Lawyers for Jocelyn Hotte had argued that he should get a new trial because his jury never had a chance to consider a controversial defence known as mental disorder automatism.
But the high court refused Friday to overturn a Quebec Court of Appeal decision to uphold Hotte’s conviction for the first-degree murder of Lucie Gelinas.
No reason was given for the decision, which was made by a seven-member panel without hearing arguments from Crown prosecutors.
The decision is an indication that it will be more difficult to use the automatism defence in future cases involving people who can’t prove defined mental disorders, suggests Hotte’s lawyer.
“We hoped that the Supreme Court would actually say that the automatism defence would apply when you had factors that did not include dissociation or psychosis,” said Nellie Benoit.
“But apparently they didn’t want to intervene. They just said that the Court of Appeal ruling stays.”
Hotte, who once served on a VIP squad that guarded former prime minister Jean Chretien and other dignitaries, was convicted four years ago of slaying Gelinas.

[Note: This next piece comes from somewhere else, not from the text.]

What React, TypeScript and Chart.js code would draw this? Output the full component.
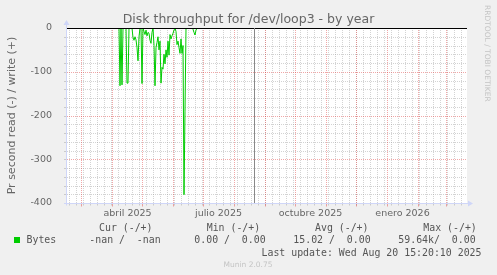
import React, { useEffect, useRef } from 'react';
import { Chart, registerables } from 'chart.js';

Chart.register(...registerables);

const chartTitle = 'Disk throughput for /dev/loop3 - by year';
const yAxisTitle = 'Pr second read (-) / write (+)';
const watermark = 'RRDTOOL / TOBI OETIKER';
const footer = 'Munin 2.0.75';
const rangeStart = '2025-02-15';
const rangeDays = 400;
const lastUpdateTime = '2025-08-20T15:20:10Z';
const monthLabels = ['abril 2025', 'julio 2025', 'octubre 2025', 'enero 2026'];
const monthLabelMonths = ['2025-04-01', '2025-07-01', '2025-10-01', '2026-01-01'];
const yTickValues = [0, -100, -200, -300, -400];
const seriesName = 'Bytes';
const legendHeaders = ['Cur (-/+)', 'Min (-/+)', 'Avg (-/+)', 'Max (-/+)'];
const legendValues = ['-nan /  -nan', '0.00 /  0.00', '15.02 /  0.00', '59.64k/  0.00'];
const lastUpdateText = 'Last update: Wed Aug 20 15:20:10 2025';

const readDates = [
  '2025-04-08', '2025-04-09', '2025-04-10', '2025-04-11', '2025-04-12', '2025-04-13', '2025-04-14',
  '2025-04-15', '2025-04-16', '2025-04-17', '2025-04-18', '2025-04-19', '2025-04-20', '2025-04-21',
  '2025-04-22', '2025-04-23', '2025-04-24', '2025-04-25', '2025-04-26', '2025-04-27', '2025-04-28',
  '2025-04-29', '2025-04-30', '2025-05-01', '2025-05-02', '2025-05-03', '2025-05-04', '2025-05-05',
  '2025-05-06', '2025-05-07', '2025-05-08', '2025-05-09', '2025-05-10', '2025-05-11', '2025-05-12',
  '2025-05-13', '2025-05-14', '2025-05-15', '2025-05-16', '2025-05-17', '2025-05-18', '2025-05-19',
  '2025-05-20', '2025-05-21', '2025-05-22', '2025-05-23', '2025-05-24', '2025-05-25', '2025-05-26',
  '2025-05-27', '2025-05-28', '2025-05-29', '2025-05-30', '2025-05-31', '2025-06-01', '2025-06-02',
  '2025-06-03', '2025-06-04', '2025-06-05', '2025-06-06', '2025-06-07', '2025-06-08', '2025-06-09',
  '2025-06-10', '2025-06-11', '2025-06-12', '2025-06-13', '2025-06-14', '2025-06-15', '2025-06-16',
  '2025-06-17', '2025-06-18', '2025-06-19', '2025-06-20', '2025-06-21', '2025-06-22', '2025-06-23',
  '2025-06-24', '2025-06-25',
];
const readValues = [
  0, -132, 0, -130, 0, 0, 0,
  0, -126, -126, 0, 0, 0, 0,
  -22, -28, -20, -27, -45, -75, -20,
  0, 0, -127, 0, -8, -15, -5,
  -18, -10, -12, -28, -35, -10, 0,
  -40, -132, -45, -33, -20, -50, -30,
  -126, -90, -94, -60, -82, -50, -67,
  -30, -62, -15, -25, -18, -12, -5,
  0, -8, -38, -30, -45, -58, -25,
  -58, -40, -381, -190, 0, 0, 0,
  0, 0, 0, 0, -3, -10, -16,
  -5, 0,
];

const DAY = 86400000;
const dayNum = (s: string) => {
  const [y, m, d] = s.split('-').map(Number);
  return Date.UTC(y, m - 1, d || 1) / DAY;
};
const X_MIN = dayNum(rangeStart);
const X_MAX = X_MIN + rangeDays;
const NOW_DAY = new Date(lastUpdateTime).getTime() / DAY;

const MINOR = 'rgba(150,150,150,0.42)';
const MAJOR = 'rgba(225,60,60,0.45)';
const AXIS = '#CFD6F8';
const FONT_COLOR = '#666666';

function monthStarts(): number[] {
  const out: number[] = [];
  const s = new Date(X_MIN * DAY);
  let y = s.getUTCFullYear();
  let m = s.getUTCMonth() + 1;
  for (;;) {
    if (m > 11) { m = 0; y++; }
    const t = Date.UTC(y, m, 1) / DAY;
    if (t > X_MAX) break;
    out.push(t);
    m++;
  }
  return out;
}
function weekStarts(): number[] {
  const out: number[] = [];
  let t = X_MIN;
  while (new Date(t * DAY).getUTCDay() !== 1) t++;
  for (; t <= X_MAX; t += 7) out.push(t);
  return out;
}

const crisp = (v: number) => Math.round(v) + 0.5;
function seg(ctx: CanvasRenderingContext2D, x1: number, y1: number, x2: number, y2: number) {
  ctx.beginPath();
  ctx.moveTo(x1, y1);
  ctx.lineTo(x2, y2);
  ctx.stroke();
}

const muninPlugin = {
  id: 'muninDecor',
  beforeDraw(chart: any) {
    const ctx = chart.ctx;
    ctx.save();
    ctx.fillStyle = '#f0f0f0';
    ctx.fillRect(0, 0, chart.width, chart.height);
    ctx.restore();
  },
  beforeDatasetsDraw(chart: any) {
    const { ctx, chartArea: a } = chart;
    const xs = chart.scales.x;
    const ys = chart.scales.y;
    ctx.save();
    ctx.fillStyle = '#ffffff';
    ctx.fillRect(a.left, a.top, a.right - a.left, a.bottom - a.top);
    ctx.lineWidth = 1;
    ctx.setLineDash([1, 1]);
    ctx.strokeStyle = MINOR;
    for (let v = -380; v < 0; v += 20) {
      if (v % 100 === 0) continue;
      const py = crisp(ys.getPixelForValue(v));
      seg(ctx, a.left, py, a.right, py);
    }
    for (const w of weekStarts()) {
      const px = crisp(xs.getPixelForValue(w));
      if (px <= a.left + 1 || px >= a.right) continue;
      seg(ctx, px, a.top, px, a.bottom);
    }
    ctx.strokeStyle = MAJOR;
    for (const v of yTickValues) {
      const py = crisp(ys.getPixelForValue(v));
      seg(ctx, a.left, py, a.right, py);
    }
    for (const m of monthStarts()) {
      const px = crisp(xs.getPixelForValue(m));
      if (px <= a.left + 1 || px >= a.right) continue;
      seg(ctx, px, a.top, px, a.bottom);
    }
    ctx.restore();
  },
  afterDatasetsDraw(chart: any) {
    const { ctx, chartArea: a } = chart;
    const xs = chart.scales.x;
    const ys = chart.scales.y;
    ctx.save();
    ctx.lineWidth = 1;
    ctx.setLineDash([]);
    ctx.strokeStyle = '#000000';
    const y0 = crisp(ys.getPixelForValue(0));
    seg(ctx, a.left, y0, a.right, y0);
    ctx.strokeStyle = '#888888';
    const nx = crisp(xs.getPixelForValue(NOW_DAY));
    seg(ctx, nx, a.top, nx, a.bottom);
    const yb = crisp(ys.getPixelForValue(-400));
    ctx.strokeStyle = MINOR;
    for (const w of weekStarts()) {
      const px = crisp(xs.getPixelForValue(w));
      if (px <= a.left + 1 || px >= a.right) continue;
      seg(ctx, px, yb, px, yb + 2);
    }
    for (let v = -380; v < 0; v += 20) {
      const py = crisp(ys.getPixelForValue(v));
      seg(ctx, a.left - 3, py, a.left - 1, py);
    }
    ctx.strokeStyle = MAJOR;
    for (const m of monthStarts()) {
      const px = crisp(xs.getPixelForValue(m));
      if (px <= a.left + 1 || px >= a.right) continue;
      seg(ctx, px, yb, px, yb + 3);
    }
    ctx.strokeStyle = AXIS;
    ctx.fillStyle = AXIS;
    const ax = a.left - 0.5;
    seg(ctx, ax, yb + 2, ax, a.top - 4);
    seg(ctx, a.left - 3, yb, a.right + 2, yb);
    ctx.beginPath();
    ctx.moveTo(ax - 3, a.top - 3);
    ctx.lineTo(ax + 3, a.top - 3);
    ctx.lineTo(ax, a.top - 8);
    ctx.closePath();
    ctx.fill();
    ctx.beginPath();
    ctx.moveTo(a.right + 1, yb - 3);
    ctx.lineTo(a.right + 1, yb + 3);
    ctx.lineTo(a.right + 6, yb);
    ctx.closePath();
    ctx.fill();
    ctx.restore();
  },
  afterDraw(chart: any) {
    const { ctx } = chart;
    const xs = chart.scales.x;
    ctx.save();
    ctx.fillStyle = FONT_COLOR;
    ctx.textBaseline = 'alphabetic';
    ctx.font = '12.5px "DejaVu Sans"';
    ctx.textAlign = 'center';
    ctx.fillText(chartTitle, 248.5, 23);
    ctx.font = '9.5px "DejaVu Sans"';
    monthLabels.forEach((lab, i) => {
      const px = xs.getPixelForValue(dayNum(monthLabelMonths[i]) + 15.5);
      ctx.fillText(lab, px, 216.3);
    });
    ctx.save();
    ctx.font = '11px "DejaVu Sans"';
    ctx.translate(15, 115.5);
    ctx.rotate(-Math.PI / 2);
    ctx.textAlign = 'center';
    ctx.fillText(yAxisTitle, 0, 0);
    ctx.restore();
    ctx.save();
    ctx.fillStyle = '#c4c4c4';
    ctx.font = '7.5px "DejaVu Sans"';
    ctx.translate(485, 5);
    ctx.rotate(Math.PI / 2);
    ctx.textAlign = 'left';
    ctx.fillText(watermark, 0, 0);
    ctx.restore();
    ctx.textAlign = 'left';
    ctx.font = '9.9px "DejaVu Sans Mono"';
    ctx.fillStyle = '#555555';
    const headX = [99, 206.7, 315, 423.3];
    legendHeaders.forEach((h, i) => ctx.fillText(h, headX[i], 231));
    const valX = [89.3, 194.3, 293.3, 398.3];
    legendValues.forEach((v, i) => ctx.fillText(v, valX[i], 243.3));
    ctx.fillText(seriesName, 26.5, 243.3);
    ctx.fillText(lastUpdateText, 261.5, 255.5);
    ctx.fillStyle = '#00cc00';
    ctx.fillRect(14, 237, 6, 6);
    ctx.fillStyle = '#c4c4c4';
    ctx.font = '7.5px "DejaVu Sans"';
    ctx.textAlign = 'center';
    ctx.fillText(footer, 248, 266.5);
    ctx.restore();
  },
};

export default function App() {
  const ref = useRef<HTMLCanvasElement>(null);
  useEffect(() => {
    document.body.style.margin = '0';
    const chart = new Chart(ref.current as HTMLCanvasElement, {
      type: 'line',
      data: {
        datasets: [
          {
            label: seriesName,
            data: readDates.map((d, i) => ({ x: dayNum(d), y: readValues[i] })),
            borderColor: '#00cc00',
            backgroundColor: '#00cc00',
            borderWidth: 1,
            pointRadius: 0,
            tension: 0,
            fill: false,
          },
        ],
      },
      options: {
        animation: false,
        responsive: false,
        devicePixelRatio: 1,
        layout: { padding: { top: 28, right: 30, bottom: 72, left: 0 } },
        plugins: {
          legend: { display: false },
          tooltip: { enabled: false },
          title: { display: false },
        },
        scales: {
          x: { type: 'linear', min: X_MIN, max: X_MAX, display: false },
          y: {
            type: 'linear',
            min: -400,
            max: 0,
            afterBuildTicks: (s: any) => {
              s.ticks = yTickValues.map((v) => ({ value: v }));
            },
            afterFit: (s: any) => {
              s.width = 67;
            },
            grid: { display: false },
            border: { display: false },
            ticks: {
              color: FONT_COLOR,
              font: { family: 'DejaVu Sans', size: 9.5 },
              padding: 7,
              autoSkip: false,
              callback: (v: any) => String(v),
            },
          },
        },
      } as any,
      plugins: [muninPlugin],
    });
    return () => chart.destroy();
  }, []);
  return (
    <div style={{ position: 'fixed', left: 0, top: 0, width: 497, height: 275 }}>
      <canvas ref={ref} width={497} height={275} style={{ display: 'block' }} />
    </div>
  );
}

The evidence showed Hotte, who had been trained to shoot on the move as part of his police duties, fired 15 pistol shots at a vehicle driven by Gelinas during a high-speed chase along a Montreal expressway.
He killed her and wounded three male passengers, earning additional convictions on three counts of attempted murder.
Justice John Gomery, known for his high-profile inquiry into the sponsorship scandal, was the presiding judge in the original trial.
In passing sentence, Gomery called Hotte a narcissist who “only thinks of himself,” showed no remorse, and had tarnished the reputation of the RCMP and shaken public confidence in the police.
The convictions were upheld by the Quebec Court of Appeal in a 2-1 split decision last year.
The Supreme Court heard another case involving the automatism defence this week.
In the case of Rita Graveline, her lawyers argued that her acquittal for killing her abusive husband should stand, because she suffered from “non-insane automatism.”
Graveline was acquitted of second-degree murder by a 12-member jury after testifying that she couldn’t remember shooting her spouse in August 1999.
Her lawyers had argued that, after 31 years of physical and psychological abuse, Graveline was in a state of “dissociative amnesia” when she shot her husband while he slept.
Quebec’s Court of Appeal ordered a new trial after prosecutors argued that the judge in the original trial mistakenly instructed the jury to consider whether Graveline was in a state of automatism brought on by suppressed rage.
The high court reserved judgment in that case Tuesday without indicating when a decision would be handed down.